Copy out the data exactly, leaving the pictures behind.
::::::::::
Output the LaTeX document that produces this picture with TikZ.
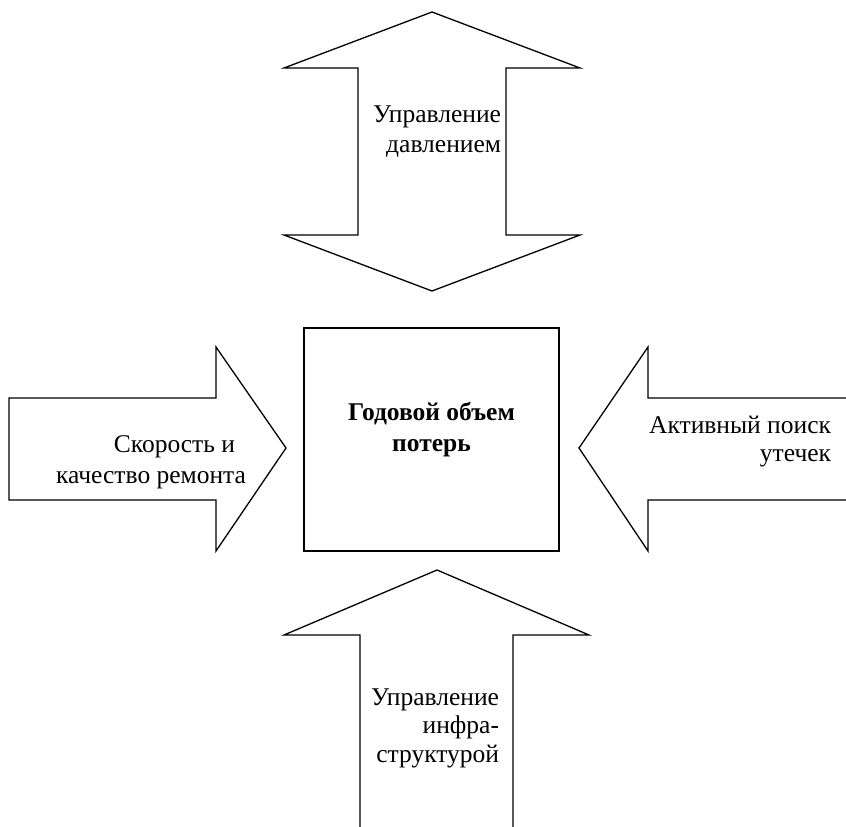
\documentclass[tikz,border=0pt]{standalone}
\usepackage{fontspec}
\setmainfont{Liberation Serif}
\newfontfamily\tnr{Liberation Serif}
\tikzset{
  shp/.style={draw=black, line width=1.3pt, line join=miter, fill=white},
  lbl/.style={inner sep=0pt, outer sep=0pt, font=\tnr\fontsize{25.5}{30}\selectfont}
}
\begin{document}
\begin{tikzpicture}[x=1pt,y=-1pt]
\useasboundingbox (0,0) rectangle (846,827);
\clip (0,0) rectangle (846,827);
% top double arrow
\draw[shp] (432,12) -- (580,68) -- (506,68) -- (506,235) -- (580,235) -- (432,291)
  -- (284,235) -- (358,235) -- (358,68) -- (284,68) -- cycle;
% left arrow
\draw[shp] (9,398) -- (216,398) -- (216,347) -- (286,448) -- (216,551) -- (216,500) -- (9,500) -- cycle;
% right arrow
\draw[shp] (579,448) -- (648,347) -- (648,398) -- (860,398) -- (860,500) -- (648,500) -- (648,551) -- cycle;
% bottom arrow
\draw[shp] (437,570) -- (589,635) -- (513,635) -- (513,840) -- (360,840) -- (360,635) -- (284,635) -- cycle;
% center box
\draw[shp] (304,328) rectangle (559,551);
% labels
\node[lbl, anchor=base east] (tp) at (501,122)
  {\begin{tabular}[t]{@{}r@{}}Управление\\давлением\end{tabular}};
\node[lbl, anchor=base east, font=\tnr\fontsize{25.5}{31}\selectfont] (lt) at (246,452)
  {\begin{tabular}[t]{@{}r@{}}Скорость и\hspace*{11pt}\\качество ремонта\end{tabular}};
\node[lbl, anchor=base east, font=\tnr\fontsize{25.5}{28}\selectfont] (rt) at (831,433)
  {\begin{tabular}[t]{@{}r@{}}Активный поиск\\утечек\end{tabular}};
\node[lbl, anchor=base east, font=\tnr\fontsize{25.5}{28.5}\selectfont] (bt) at (499,705)
  {\begin{tabular}[t]{@{}r@{}}Управление\\инфра-\\структурой\end{tabular}};
\node[lbl, anchor=base, font=\tnr\fontsize{25.5}{31}\selectfont\bfseries] (ct) at (431.5,420)
  {\begin{tabular}[t]{@{}c@{}}Годовой объем\\потерь\end{tabular}};
\end{tikzpicture}
\end{document}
::::::::::
Answer below:
Output the LaTeX document that produces this picture with TikZ.
\documentclass[tikz,border=0pt]{standalone}
\usepackage{fontspec}
\setmainfont{Liberation Serif}
\newfontfamily\tnr{Liberation Serif}
\tikzset{
  shp/.style={draw=black, line width=1.3pt, line join=miter, fill=white},
  lbl/.style={inner sep=0pt, outer sep=0pt, font=\tnr\fontsize{25.5}{30}\selectfont}
}
\begin{document}
\begin{tikzpicture}[x=1pt,y=-1pt]
\useasboundingbox (0,0) rectangle (846,827);
\clip (0,0) rectangle (846,827);
% top double arrow
\draw[shp] (432,12) -- (580,68) -- (506,68) -- (506,235) -- (580,235) -- (432,291)
  -- (284,235) -- (358,235) -- (358,68) -- (284,68) -- cycle;
% left arrow
\draw[shp] (9,398) -- (216,398) -- (216,347) -- (286,448) -- (216,551) -- (216,500) -- (9,500) -- cycle;
% right arrow
\draw[shp] (579,448) -- (648,347) -- (648,398) -- (860,398) -- (860,500) -- (648,500) -- (648,551) -- cycle;
% bottom arrow
\draw[shp] (437,570) -- (589,635) -- (513,635) -- (513,840) -- (360,840) -- (360,635) -- (284,635) -- cycle;
% center box
\draw[shp] (304,328) rectangle (559,551);
% labels
\node[lbl, anchor=base east] (tp) at (501,122)
  {\begin{tabular}[t]{@{}r@{}}Управление\\давлением\end{tabular}};
\node[lbl, anchor=base east, font=\tnr\fontsize{25.5}{31}\selectfont] (lt) at (246,452)
  {\begin{tabular}[t]{@{}r@{}}Скорость и\hspace*{11pt}\\качество ремонта\end{tabular}};
\node[lbl, anchor=base east, font=\tnr\fontsize{25.5}{28}\selectfont] (rt) at (831,433)
  {\begin{tabular}[t]{@{}r@{}}Активный поиск\\утечек\end{tabular}};
\node[lbl, anchor=base east, font=\tnr\fontsize{25.5}{28.5}\selectfont] (bt) at (499,705)
  {\begin{tabular}[t]{@{}r@{}}Управление\\инфра-\\структурой\end{tabular}};
\node[lbl, anchor=base, font=\tnr\fontsize{25.5}{31}\selectfont\bfseries] (ct) at (431.5,420)
  {\begin{tabular}[t]{@{}c@{}}Годовой объем\\потерь\end{tabular}};
\end{tikzpicture}
\end{document}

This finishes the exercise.